Extract exactly the run of lines starting at the line that holds "Rebuild this chart" and ending at the line that holds "import plotly.graph_objects as go", both included.
--------
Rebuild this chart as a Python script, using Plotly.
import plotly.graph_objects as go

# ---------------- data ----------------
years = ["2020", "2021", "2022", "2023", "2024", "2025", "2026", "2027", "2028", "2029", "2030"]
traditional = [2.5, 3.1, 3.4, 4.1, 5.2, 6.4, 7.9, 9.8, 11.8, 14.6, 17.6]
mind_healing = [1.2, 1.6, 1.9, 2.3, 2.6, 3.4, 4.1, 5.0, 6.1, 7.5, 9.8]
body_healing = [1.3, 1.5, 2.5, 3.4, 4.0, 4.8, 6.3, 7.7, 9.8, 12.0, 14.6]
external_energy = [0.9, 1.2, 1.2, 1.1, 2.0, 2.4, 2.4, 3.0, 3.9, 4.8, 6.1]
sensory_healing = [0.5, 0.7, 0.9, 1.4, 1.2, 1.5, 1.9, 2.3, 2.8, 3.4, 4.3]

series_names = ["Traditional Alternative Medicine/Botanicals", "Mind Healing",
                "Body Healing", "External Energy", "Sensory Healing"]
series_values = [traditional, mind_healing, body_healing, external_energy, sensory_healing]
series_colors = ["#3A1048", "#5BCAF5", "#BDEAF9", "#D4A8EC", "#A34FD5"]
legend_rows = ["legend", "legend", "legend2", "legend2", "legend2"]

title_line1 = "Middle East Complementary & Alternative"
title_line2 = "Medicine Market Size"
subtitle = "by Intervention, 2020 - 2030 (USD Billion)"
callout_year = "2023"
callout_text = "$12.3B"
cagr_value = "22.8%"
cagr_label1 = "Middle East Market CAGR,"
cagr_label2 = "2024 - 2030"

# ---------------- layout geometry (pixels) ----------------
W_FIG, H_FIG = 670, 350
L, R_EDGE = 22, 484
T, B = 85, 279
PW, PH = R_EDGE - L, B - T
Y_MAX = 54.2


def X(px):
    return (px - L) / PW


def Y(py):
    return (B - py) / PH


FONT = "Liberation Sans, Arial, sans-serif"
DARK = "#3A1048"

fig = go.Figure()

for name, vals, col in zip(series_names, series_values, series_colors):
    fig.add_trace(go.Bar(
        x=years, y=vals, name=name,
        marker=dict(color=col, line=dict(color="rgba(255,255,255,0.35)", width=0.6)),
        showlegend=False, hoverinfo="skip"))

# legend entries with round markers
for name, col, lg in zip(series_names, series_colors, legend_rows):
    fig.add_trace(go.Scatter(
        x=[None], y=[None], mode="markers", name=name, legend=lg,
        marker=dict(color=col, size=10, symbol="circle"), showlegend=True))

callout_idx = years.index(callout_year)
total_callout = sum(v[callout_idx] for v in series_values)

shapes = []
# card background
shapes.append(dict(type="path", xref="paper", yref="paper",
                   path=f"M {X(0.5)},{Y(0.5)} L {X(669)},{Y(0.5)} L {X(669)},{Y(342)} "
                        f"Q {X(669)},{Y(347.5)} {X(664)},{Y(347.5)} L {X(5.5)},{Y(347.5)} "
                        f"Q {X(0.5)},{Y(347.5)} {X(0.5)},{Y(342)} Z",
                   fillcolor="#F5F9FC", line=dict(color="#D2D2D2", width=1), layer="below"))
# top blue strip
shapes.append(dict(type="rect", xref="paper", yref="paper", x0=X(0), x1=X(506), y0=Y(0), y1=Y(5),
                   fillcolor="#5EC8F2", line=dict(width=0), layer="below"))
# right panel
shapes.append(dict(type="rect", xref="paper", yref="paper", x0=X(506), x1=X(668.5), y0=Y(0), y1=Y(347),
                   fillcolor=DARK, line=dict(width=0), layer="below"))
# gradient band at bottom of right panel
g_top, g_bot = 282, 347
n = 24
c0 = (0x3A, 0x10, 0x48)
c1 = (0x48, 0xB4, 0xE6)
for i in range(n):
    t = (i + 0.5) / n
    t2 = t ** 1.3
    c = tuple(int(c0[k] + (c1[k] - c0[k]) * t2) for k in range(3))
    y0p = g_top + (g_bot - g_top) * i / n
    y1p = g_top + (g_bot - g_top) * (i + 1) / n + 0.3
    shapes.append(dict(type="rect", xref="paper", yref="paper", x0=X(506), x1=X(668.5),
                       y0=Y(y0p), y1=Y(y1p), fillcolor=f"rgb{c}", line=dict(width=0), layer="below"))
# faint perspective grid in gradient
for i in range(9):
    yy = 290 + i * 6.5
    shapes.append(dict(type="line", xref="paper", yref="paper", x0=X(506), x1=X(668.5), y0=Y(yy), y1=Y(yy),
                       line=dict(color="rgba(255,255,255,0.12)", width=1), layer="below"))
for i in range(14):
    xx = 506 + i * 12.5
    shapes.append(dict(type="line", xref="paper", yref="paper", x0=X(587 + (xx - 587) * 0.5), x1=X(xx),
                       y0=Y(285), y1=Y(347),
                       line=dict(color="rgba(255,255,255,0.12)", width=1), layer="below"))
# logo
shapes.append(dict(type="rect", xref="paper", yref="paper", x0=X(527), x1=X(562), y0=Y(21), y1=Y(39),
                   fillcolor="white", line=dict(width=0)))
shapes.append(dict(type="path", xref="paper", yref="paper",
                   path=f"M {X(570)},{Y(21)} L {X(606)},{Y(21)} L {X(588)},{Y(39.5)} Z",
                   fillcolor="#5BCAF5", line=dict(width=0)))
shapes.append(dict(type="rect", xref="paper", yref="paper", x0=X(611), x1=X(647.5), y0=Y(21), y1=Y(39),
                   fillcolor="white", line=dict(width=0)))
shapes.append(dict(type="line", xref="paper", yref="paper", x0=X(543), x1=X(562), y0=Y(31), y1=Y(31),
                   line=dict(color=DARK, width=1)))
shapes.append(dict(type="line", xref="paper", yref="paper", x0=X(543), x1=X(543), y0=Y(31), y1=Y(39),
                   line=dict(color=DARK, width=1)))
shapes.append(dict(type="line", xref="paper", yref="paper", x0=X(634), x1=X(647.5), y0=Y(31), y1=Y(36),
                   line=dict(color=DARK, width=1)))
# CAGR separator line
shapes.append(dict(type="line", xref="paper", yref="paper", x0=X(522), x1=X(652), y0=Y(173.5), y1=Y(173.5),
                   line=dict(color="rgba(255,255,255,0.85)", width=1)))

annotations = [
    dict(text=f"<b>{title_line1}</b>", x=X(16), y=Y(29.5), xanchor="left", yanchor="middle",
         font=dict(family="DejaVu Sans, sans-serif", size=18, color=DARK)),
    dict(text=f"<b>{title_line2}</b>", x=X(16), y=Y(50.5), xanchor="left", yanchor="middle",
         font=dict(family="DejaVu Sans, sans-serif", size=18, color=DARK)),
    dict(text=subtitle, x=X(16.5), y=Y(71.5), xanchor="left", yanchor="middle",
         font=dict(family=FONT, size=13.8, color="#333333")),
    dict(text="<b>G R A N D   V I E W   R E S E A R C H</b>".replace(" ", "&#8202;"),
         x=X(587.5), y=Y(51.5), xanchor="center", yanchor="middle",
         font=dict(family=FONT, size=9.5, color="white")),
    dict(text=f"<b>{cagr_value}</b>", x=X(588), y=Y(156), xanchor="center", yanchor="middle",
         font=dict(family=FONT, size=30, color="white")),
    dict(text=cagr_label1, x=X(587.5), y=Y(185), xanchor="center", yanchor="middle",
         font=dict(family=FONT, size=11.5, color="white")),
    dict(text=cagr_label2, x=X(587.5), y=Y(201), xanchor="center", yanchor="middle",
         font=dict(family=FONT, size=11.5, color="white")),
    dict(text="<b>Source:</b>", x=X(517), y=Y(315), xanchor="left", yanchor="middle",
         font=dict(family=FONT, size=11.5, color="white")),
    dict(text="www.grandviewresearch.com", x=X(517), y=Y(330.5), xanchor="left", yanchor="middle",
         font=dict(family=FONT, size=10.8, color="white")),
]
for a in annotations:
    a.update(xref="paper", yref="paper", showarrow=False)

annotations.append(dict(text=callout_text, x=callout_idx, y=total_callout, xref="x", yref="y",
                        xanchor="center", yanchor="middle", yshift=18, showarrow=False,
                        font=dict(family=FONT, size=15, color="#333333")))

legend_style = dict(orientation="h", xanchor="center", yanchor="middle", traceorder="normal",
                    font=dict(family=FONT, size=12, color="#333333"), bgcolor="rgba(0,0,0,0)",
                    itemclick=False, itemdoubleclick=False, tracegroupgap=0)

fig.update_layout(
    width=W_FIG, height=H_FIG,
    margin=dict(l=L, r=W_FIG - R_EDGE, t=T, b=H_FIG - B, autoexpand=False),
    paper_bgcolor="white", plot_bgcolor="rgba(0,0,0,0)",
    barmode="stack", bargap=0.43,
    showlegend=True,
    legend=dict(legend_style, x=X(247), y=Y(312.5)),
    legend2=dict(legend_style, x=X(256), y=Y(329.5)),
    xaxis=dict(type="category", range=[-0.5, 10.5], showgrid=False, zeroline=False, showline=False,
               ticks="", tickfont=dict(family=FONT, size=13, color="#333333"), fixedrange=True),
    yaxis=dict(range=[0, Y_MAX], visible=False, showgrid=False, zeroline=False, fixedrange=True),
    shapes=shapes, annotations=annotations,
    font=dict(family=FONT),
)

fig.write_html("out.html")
--------
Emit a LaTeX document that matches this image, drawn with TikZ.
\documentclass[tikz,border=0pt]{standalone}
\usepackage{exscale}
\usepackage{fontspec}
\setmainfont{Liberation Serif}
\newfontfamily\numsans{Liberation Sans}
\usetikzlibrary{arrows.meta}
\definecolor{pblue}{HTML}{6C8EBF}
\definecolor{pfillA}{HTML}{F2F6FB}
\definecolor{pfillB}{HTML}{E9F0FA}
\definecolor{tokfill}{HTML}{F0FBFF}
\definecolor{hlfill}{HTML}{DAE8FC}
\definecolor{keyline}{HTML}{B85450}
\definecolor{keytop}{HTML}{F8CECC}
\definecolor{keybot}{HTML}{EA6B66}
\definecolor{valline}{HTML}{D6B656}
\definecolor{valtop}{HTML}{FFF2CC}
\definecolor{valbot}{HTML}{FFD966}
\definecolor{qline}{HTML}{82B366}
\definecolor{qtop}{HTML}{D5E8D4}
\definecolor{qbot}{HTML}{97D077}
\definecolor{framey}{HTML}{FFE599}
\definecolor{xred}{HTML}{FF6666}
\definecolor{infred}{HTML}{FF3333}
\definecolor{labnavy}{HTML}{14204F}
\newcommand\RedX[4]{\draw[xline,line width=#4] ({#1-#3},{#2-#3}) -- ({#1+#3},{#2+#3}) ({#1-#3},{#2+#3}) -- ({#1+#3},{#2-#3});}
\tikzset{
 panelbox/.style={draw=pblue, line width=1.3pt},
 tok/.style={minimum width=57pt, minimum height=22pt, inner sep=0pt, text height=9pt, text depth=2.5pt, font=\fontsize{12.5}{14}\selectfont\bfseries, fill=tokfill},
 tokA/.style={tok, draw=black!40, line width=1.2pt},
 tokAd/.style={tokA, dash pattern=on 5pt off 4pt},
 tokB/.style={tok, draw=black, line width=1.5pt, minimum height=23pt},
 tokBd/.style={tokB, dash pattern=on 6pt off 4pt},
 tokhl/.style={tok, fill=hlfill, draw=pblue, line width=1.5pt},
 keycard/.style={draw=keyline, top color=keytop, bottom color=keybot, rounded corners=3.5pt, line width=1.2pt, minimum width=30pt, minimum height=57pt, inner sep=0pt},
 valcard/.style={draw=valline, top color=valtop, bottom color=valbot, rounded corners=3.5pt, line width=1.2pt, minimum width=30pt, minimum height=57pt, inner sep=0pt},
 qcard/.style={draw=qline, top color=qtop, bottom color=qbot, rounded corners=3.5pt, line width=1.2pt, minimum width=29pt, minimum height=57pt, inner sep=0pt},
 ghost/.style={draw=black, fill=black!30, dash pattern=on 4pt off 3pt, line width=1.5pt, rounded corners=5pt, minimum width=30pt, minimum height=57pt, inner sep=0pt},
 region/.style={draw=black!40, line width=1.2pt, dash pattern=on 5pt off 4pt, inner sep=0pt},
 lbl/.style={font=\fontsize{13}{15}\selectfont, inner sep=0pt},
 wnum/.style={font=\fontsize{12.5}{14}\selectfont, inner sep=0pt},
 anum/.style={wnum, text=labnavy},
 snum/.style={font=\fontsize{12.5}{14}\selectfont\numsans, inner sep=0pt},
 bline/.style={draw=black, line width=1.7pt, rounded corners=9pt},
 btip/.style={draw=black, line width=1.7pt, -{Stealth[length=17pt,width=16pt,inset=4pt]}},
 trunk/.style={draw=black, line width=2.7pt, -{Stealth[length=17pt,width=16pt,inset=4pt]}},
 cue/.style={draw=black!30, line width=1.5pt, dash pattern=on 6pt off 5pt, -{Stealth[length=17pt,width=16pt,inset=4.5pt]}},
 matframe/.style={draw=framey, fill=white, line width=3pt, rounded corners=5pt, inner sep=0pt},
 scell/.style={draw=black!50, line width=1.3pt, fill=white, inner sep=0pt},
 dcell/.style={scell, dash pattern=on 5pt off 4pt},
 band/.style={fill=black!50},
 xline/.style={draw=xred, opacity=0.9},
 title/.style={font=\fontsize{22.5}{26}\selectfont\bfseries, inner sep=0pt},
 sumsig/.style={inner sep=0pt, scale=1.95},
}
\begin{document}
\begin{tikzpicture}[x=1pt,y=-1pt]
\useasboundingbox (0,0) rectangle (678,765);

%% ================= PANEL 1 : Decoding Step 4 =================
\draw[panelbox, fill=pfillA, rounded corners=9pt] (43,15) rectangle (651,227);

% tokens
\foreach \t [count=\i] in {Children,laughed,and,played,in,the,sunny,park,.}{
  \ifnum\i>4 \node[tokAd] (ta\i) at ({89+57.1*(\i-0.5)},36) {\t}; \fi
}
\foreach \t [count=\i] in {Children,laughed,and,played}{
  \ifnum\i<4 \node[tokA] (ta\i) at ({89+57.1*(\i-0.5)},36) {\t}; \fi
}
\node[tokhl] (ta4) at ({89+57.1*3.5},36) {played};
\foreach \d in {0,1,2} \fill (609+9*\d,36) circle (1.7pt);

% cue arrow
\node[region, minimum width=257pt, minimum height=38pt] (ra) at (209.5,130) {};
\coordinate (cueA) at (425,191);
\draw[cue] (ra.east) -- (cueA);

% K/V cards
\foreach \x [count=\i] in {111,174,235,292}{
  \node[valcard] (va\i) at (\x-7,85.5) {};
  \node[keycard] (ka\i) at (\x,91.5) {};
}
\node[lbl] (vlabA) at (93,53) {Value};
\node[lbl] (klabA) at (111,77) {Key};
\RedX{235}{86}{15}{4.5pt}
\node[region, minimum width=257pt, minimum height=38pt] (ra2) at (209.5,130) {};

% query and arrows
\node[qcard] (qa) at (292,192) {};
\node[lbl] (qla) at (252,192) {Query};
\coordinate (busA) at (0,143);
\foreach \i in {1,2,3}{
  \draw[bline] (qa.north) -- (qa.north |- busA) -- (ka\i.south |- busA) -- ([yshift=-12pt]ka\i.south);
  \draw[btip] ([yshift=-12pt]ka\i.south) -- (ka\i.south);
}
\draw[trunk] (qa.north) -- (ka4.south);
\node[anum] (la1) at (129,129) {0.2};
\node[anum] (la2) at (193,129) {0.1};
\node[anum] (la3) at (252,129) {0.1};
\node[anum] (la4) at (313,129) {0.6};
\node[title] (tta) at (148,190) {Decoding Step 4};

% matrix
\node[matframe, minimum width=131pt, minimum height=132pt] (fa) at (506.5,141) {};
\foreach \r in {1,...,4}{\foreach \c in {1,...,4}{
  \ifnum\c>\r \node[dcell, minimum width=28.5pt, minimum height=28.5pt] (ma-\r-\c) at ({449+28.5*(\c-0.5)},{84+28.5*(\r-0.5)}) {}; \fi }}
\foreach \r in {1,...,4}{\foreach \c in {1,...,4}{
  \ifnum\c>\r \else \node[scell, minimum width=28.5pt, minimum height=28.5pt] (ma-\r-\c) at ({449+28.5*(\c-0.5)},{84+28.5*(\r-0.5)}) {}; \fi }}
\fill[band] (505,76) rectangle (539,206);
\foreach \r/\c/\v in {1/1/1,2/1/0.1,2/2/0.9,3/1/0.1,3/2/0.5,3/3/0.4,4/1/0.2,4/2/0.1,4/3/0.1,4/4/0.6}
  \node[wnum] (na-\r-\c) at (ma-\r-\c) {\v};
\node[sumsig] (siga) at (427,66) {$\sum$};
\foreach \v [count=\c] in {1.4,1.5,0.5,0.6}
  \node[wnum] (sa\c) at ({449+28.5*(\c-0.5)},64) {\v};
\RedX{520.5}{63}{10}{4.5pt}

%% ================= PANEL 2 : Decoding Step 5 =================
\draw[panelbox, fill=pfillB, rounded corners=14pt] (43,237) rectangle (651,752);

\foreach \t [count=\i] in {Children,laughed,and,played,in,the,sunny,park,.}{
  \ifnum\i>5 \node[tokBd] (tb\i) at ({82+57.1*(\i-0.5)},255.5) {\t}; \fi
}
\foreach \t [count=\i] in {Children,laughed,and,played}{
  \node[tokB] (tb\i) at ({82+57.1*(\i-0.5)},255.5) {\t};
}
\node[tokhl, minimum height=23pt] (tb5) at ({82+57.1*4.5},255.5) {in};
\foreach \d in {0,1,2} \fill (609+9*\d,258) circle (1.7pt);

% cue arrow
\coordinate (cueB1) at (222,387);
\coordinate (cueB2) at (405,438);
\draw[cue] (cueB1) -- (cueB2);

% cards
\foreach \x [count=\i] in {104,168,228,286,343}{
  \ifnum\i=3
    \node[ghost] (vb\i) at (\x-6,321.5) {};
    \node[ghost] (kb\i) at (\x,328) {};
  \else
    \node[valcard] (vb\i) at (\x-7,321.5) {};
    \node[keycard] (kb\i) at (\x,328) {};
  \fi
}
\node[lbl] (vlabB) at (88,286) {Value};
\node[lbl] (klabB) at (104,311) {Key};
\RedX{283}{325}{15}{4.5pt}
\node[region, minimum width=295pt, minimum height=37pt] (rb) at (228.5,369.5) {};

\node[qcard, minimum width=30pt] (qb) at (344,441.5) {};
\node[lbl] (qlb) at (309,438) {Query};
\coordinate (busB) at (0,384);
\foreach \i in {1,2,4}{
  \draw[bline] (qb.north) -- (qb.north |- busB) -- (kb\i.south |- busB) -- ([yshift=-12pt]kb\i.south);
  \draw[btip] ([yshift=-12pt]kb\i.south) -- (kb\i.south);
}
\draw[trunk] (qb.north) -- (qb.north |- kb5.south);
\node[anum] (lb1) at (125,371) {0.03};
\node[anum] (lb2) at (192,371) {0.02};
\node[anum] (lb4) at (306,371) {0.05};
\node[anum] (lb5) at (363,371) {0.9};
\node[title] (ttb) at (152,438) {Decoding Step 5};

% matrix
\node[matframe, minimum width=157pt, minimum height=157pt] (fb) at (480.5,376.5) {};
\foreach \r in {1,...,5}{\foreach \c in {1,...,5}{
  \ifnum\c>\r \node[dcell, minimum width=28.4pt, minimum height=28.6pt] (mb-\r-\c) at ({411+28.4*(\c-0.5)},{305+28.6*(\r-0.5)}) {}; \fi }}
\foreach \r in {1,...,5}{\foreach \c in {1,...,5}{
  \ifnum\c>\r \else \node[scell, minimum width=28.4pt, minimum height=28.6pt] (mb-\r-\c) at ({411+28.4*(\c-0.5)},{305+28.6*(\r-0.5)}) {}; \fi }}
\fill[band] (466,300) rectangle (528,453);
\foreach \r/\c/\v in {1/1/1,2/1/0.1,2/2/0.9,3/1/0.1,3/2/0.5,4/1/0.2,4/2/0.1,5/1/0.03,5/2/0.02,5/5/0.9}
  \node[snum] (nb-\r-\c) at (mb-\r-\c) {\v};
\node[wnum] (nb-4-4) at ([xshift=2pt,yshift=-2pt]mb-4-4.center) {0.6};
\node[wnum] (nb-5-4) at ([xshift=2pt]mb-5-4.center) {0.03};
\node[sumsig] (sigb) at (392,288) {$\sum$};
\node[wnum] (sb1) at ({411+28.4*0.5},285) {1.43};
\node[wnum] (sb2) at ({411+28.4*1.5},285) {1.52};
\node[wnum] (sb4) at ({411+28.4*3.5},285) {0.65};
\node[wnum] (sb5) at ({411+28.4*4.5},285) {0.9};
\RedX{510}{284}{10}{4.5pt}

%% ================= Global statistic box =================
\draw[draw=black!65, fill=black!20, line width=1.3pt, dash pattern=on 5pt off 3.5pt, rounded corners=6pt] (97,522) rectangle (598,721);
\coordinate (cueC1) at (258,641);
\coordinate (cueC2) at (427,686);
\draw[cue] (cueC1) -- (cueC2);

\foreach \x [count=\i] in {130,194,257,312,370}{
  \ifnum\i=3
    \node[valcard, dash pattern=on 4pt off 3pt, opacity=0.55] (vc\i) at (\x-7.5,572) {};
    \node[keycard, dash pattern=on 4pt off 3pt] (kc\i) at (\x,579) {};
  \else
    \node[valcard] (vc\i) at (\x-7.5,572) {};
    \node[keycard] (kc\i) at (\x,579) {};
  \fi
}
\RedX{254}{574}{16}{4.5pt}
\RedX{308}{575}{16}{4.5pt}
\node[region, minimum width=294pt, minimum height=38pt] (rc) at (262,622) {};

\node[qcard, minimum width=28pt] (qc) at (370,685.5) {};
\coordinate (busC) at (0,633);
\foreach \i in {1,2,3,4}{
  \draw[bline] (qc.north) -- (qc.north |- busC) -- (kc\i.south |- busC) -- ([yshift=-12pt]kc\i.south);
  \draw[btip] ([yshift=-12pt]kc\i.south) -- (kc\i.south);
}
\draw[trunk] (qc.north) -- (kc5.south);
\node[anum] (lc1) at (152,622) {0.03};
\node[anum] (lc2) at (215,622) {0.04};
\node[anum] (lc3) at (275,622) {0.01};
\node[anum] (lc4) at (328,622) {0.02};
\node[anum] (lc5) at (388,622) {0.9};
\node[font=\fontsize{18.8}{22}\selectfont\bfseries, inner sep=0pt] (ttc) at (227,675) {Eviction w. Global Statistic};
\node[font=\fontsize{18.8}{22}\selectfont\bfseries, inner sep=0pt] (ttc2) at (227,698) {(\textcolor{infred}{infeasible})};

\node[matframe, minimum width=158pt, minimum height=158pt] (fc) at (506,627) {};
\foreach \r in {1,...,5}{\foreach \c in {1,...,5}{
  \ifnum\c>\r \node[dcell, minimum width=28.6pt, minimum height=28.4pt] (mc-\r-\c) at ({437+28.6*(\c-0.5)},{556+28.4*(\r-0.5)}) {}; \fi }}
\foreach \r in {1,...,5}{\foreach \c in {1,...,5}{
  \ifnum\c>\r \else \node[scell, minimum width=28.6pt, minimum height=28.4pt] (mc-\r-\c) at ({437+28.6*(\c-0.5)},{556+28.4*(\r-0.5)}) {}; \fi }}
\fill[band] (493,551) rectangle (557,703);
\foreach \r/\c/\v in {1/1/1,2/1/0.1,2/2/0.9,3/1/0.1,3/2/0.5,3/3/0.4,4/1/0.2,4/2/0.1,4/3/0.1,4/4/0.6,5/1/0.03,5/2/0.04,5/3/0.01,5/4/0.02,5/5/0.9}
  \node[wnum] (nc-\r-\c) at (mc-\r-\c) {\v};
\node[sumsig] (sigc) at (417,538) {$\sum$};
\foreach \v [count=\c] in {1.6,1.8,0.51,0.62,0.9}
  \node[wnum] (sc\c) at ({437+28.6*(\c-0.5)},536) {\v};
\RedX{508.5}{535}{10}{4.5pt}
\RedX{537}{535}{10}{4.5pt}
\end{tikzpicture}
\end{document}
--------
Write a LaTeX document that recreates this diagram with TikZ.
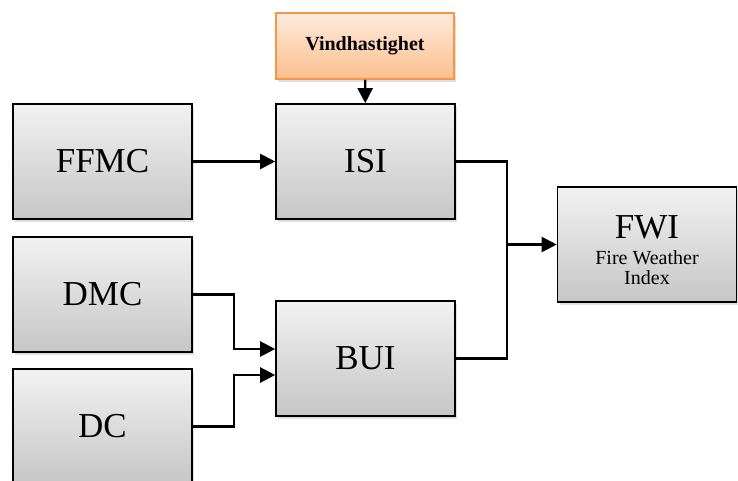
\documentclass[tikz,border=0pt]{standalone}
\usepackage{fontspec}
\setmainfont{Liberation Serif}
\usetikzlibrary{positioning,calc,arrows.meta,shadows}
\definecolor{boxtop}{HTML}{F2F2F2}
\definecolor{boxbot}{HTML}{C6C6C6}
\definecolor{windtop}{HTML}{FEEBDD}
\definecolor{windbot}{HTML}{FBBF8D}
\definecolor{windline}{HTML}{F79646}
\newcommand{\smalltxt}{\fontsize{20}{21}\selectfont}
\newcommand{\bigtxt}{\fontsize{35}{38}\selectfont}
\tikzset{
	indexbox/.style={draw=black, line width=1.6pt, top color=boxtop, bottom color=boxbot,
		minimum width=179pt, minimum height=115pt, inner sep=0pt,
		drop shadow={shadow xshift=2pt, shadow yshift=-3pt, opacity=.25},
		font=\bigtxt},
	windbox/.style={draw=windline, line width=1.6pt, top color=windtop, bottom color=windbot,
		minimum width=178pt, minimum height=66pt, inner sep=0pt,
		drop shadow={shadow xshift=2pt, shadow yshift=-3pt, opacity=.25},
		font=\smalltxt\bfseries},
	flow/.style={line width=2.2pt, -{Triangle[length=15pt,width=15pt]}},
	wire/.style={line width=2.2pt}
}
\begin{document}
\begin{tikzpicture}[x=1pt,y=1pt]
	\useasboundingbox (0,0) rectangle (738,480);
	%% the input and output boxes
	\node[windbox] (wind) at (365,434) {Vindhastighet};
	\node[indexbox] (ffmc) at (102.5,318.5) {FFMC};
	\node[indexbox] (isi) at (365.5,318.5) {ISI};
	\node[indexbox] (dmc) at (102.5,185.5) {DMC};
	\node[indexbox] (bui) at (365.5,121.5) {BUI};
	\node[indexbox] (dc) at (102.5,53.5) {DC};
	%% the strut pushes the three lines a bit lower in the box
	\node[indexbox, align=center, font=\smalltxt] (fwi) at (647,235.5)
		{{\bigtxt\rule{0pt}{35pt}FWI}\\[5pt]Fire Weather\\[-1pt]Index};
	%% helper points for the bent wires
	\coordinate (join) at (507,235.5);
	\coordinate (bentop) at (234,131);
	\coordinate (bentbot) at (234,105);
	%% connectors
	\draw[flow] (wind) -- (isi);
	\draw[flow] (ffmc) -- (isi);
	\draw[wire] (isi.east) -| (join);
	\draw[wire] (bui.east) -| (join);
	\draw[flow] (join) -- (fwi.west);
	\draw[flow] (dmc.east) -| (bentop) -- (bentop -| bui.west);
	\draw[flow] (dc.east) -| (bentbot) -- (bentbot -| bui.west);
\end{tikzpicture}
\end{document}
--------
Solution »
Rebuild this chart as a Python script, using Plotly.
import plotly.graph_objects as go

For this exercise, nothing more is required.